Diagnosing failures of fairness transfer across distribution shift in real-world medical settings

Part of Advances in Neural Information Processing Systems 35 (NeurIPS 2022) Main Conference Track

Bibtex Paper Supplemental

Authors

Jessica Schrouff, Natalie Harris, Sanmi Koyejo, Ibrahim M. Alabdulmohsin, Eva Schnider, Krista Opsahl-Ong, Alexander Brown, Subhrajit Roy, Diana Mincu, Christina Chen, Awa Dieng, Yuan Liu, Vivek Natarajan, Alan Karthikesalingam, Katherine A. Heller, Silvia Chiappa, Alexander D'Amour

Abstract

Diagnosing and mitigating changes in model fairness under distribution shift is an important component of the safe deployment of machine learning in healthcare settings.
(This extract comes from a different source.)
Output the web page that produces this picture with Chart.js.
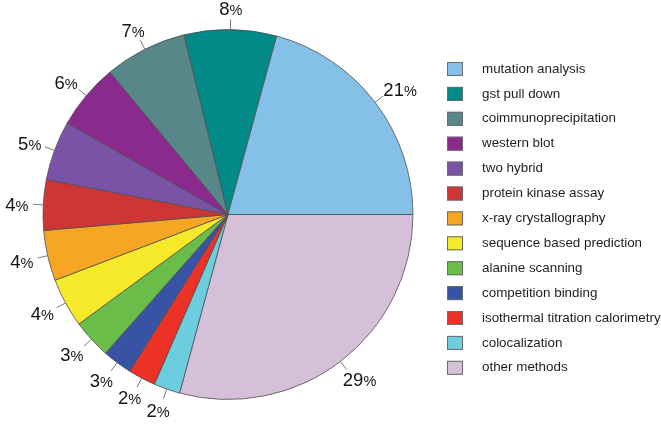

Importantly, the success of any mitigation strategy strongly depends on the \textit{structure} of the shift. Despite this, there has been little discussion of how to empirically assess the structure of a distribution shift that one is encountering in practice. In this work, we adopt a causal framing to motivate conditional independence tests as a key tool for characterizing distribution shifts. Using our approach in two medical applications, we show that this knowledge can help diagnose failures of fairness transfer, including cases where real-world shifts are more complex than is often assumed in the literature. Based on these results, we discuss potential remedies at each step of the machine learning pipeline.